* [SET TASK] Print all of the lines exactly. Any picture among them stays out.

* [DATA LINES]
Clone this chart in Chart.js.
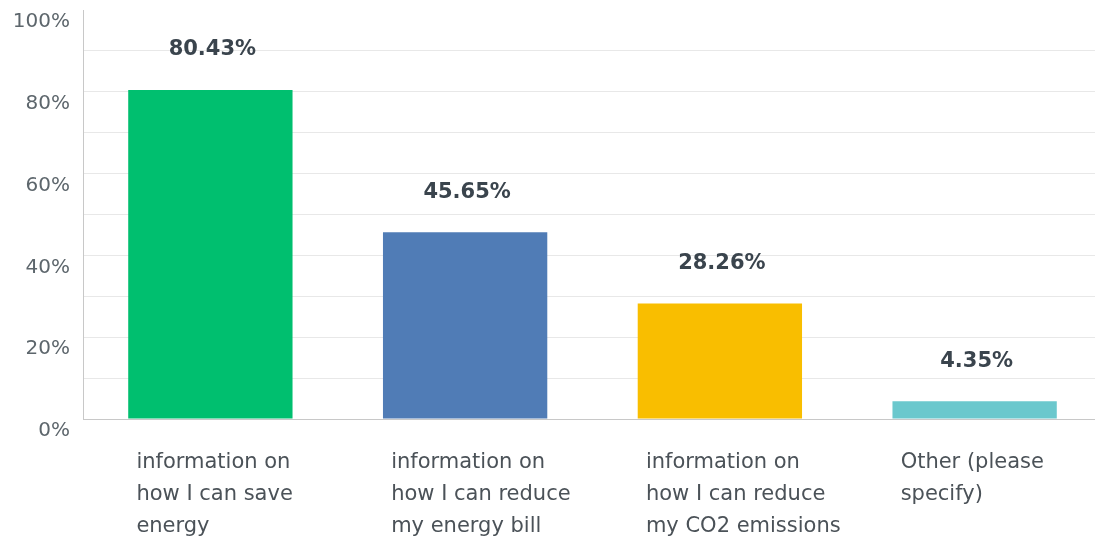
<!DOCTYPE html>
<html>
<head>
    <title>Survey answers</title>
    <script src="https://cdn.jsdelivr.net/npm/chart.js"></script>
    <style>
        body {
            margin: 0;
            background-color: #ffffff;
            overflow: hidden;
        }
    </style>
</head>
<body>

<canvas id="surveyChart" width="1105" height="541"></canvas>

<script>
    const categories = [
        ['information on', 'how I can save', 'energy'],
        ['information on', 'how I can reduce', 'my energy bill'],
        ['information on', 'how I can reduce', 'my CO2 emissions'],
        ['Other (please', 'specify)']
    ];
    const percentages = [80.43, 45.65, 28.26, 4.35];
    const barColors = ['#00bf6f', '#507cb6', '#f9be00', '#6bc8cd'];

    // writes the percentage above every bar
    const valueLabels = {
        id: 'valueLabels',
        afterDatasetsDraw(chart) {
            const ctx = chart.ctx;
            const meta = chart.getDatasetMeta(0);
            ctx.save();
            ctx.font = 'bold 21px "DejaVu Sans"';
            ctx.fillStyle = '#3a444d';
            ctx.textAlign = 'center';
            ctx.textBaseline = 'middle';
            meta.data.forEach((bar, i) => {
                ctx.fillText(percentages[i].toFixed(2) + '%', bar.x + 2, bar.y - 40);
            });
            ctx.restore();
        }
    };

    const ctx = document.getElementById('surveyChart').getContext('2d');
    new Chart(ctx, {
        type: 'bar',
        data: {
            labels: categories,
            datasets: [{
                data: percentages,
                backgroundColor: barColors,
                borderWidth: 0,
                categoryPercentage: 1,
                barPercentage: 0.645
            }]
        },
        options: {
            responsive: false,
            animation: false,
            layout: {
                padding: { top: 10, right: 3, left: 0, bottom: 0 }
            },
            plugins: {
                legend: { display: false },
                tooltip: { enabled: false }
            },
            scales: {
                x: {
                    grid: { display: false },
                    border: { color: '#c8c8c8', width: 1 },
                    ticks: {
                        color: '#4b5258',
                        font: { family: 'DejaVu Sans', size: 21, lineHeight: 1.52 },
                        align: 'start',
                        labelOffset: -74,
                        padding: 20,
                        maxRotation: 0,
                        autoSkip: false
                    },
                    afterFit: s => {
                        s.height = 122;
                        s.paddingLeft = 0;
                        s.paddingRight = 0;
                    }
                },
                y: {
                    min: 0,
                    max: 100,
                    border: { color: '#c8c8c8', width: 1 },
                    grid: {
                        drawTicks: false,
                        color: c => c.tick.value === 100 ? 'rgba(0,0,0,0)' : '#e8e8e8'
                    },
                    ticks: {
                        stepSize: 10,
                        color: '#5d666c',
                        font: { family: 'DejaVu Sans', size: 20 },
                        padding: 13,
                        labelOffset: 12,
                        callback: v => v % 20 === 0 ? v + '%' : ''
                    },
                    afterFit: s => {
                        s.width = 83;
                        s.paddingTop = 0;
                        s.paddingBottom = 0;
                    }
                }
            }
        },
        plugins: [valueLabels]
    });
</script>
</body>
</html>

* [CORRECT RESPONSE]
Clone this chart in Chart.js.
<!DOCTYPE html>
<html>
<head>
    <title>Survey answers</title>
    <script src="https://cdn.jsdelivr.net/npm/chart.js"></script>
    <style>
        body {
            margin: 0;
            background-color: #ffffff;
            overflow: hidden;
        }
    </style>
</head>
<body>

<canvas id="surveyChart" width="1105" height="541"></canvas>

<script>
    const categories = [
        ['information on', 'how I can save', 'energy'],
        ['information on', 'how I can reduce', 'my energy bill'],
        ['information on', 'how I can reduce', 'my CO2 emissions'],
        ['Other (please', 'specify)']
    ];
    const percentages = [80.43, 45.65, 28.26, 4.35];
    const barColors = ['#00bf6f', '#507cb6', '#f9be00', '#6bc8cd'];

    // writes the percentage above every bar
    const valueLabels = {
        id: 'valueLabels',
        afterDatasetsDraw(chart) {
            const ctx = chart.ctx;
            const meta = chart.getDatasetMeta(0);
            ctx.save();
            ctx.font = 'bold 21px "DejaVu Sans"';
            ctx.fillStyle = '#3a444d';
            ctx.textAlign = 'center';
            ctx.textBaseline = 'middle';
            meta.data.forEach((bar, i) => {
                ctx.fillText(percentages[i].toFixed(2) + '%', bar.x + 2, bar.y - 40);
            });
            ctx.restore();
        }
    };

    const ctx = document.getElementById('surveyChart').getContext('2d');
    new Chart(ctx, {
        type: 'bar',
        data: {
            labels: categories,
            datasets: [{
                data: percentages,
                backgroundColor: barColors,
                borderWidth: 0,
                categoryPercentage: 1,
                barPercentage: 0.645
            }]
        },
        options: {
            responsive: false,
            animation: false,
            layout: {
                padding: { top: 10, right: 3, left: 0, bottom: 0 }
            },
            plugins: {
                legend: { display: false },
                tooltip: { enabled: false }
            },
            scales: {
                x: {
                    grid: { display: false },
                    border: { color: '#c8c8c8', width: 1 },
                    ticks: {
                        color: '#4b5258',
                        font: { family: 'DejaVu Sans', size: 21, lineHeight: 1.52 },
                        align: 'start',
                        labelOffset: -74,
                        padding: 20,
                        maxRotation: 0,
                        autoSkip: false
                    },
                    afterFit: s => {
                        s.height = 122;
                        s.paddingLeft = 0;
                        s.paddingRight = 0;
                    }
                },
                y: {
                    min: 0,
                    max: 100,
                    border: { color: '#c8c8c8', width: 1 },
                    grid: {
                        drawTicks: false,
                        color: c => c.tick.value === 100 ? 'rgba(0,0,0,0)' : '#e8e8e8'
                    },
                    ticks: {
                        stepSize: 10,
                        color: '#5d666c',
                        font: { family: 'DejaVu Sans', size: 20 },
                        padding: 13,
                        labelOffset: 12,
                        callback: v => v % 20 === 0 ? v + '%' : ''
                    },
                    afterFit: s => {
                        s.width = 83;
                        s.paddingTop = 0;
                        s.paddingBottom = 0;
                    }
                }
            }
        },
        plugins: [valueLabels]
    });
</script>
</body>
</html>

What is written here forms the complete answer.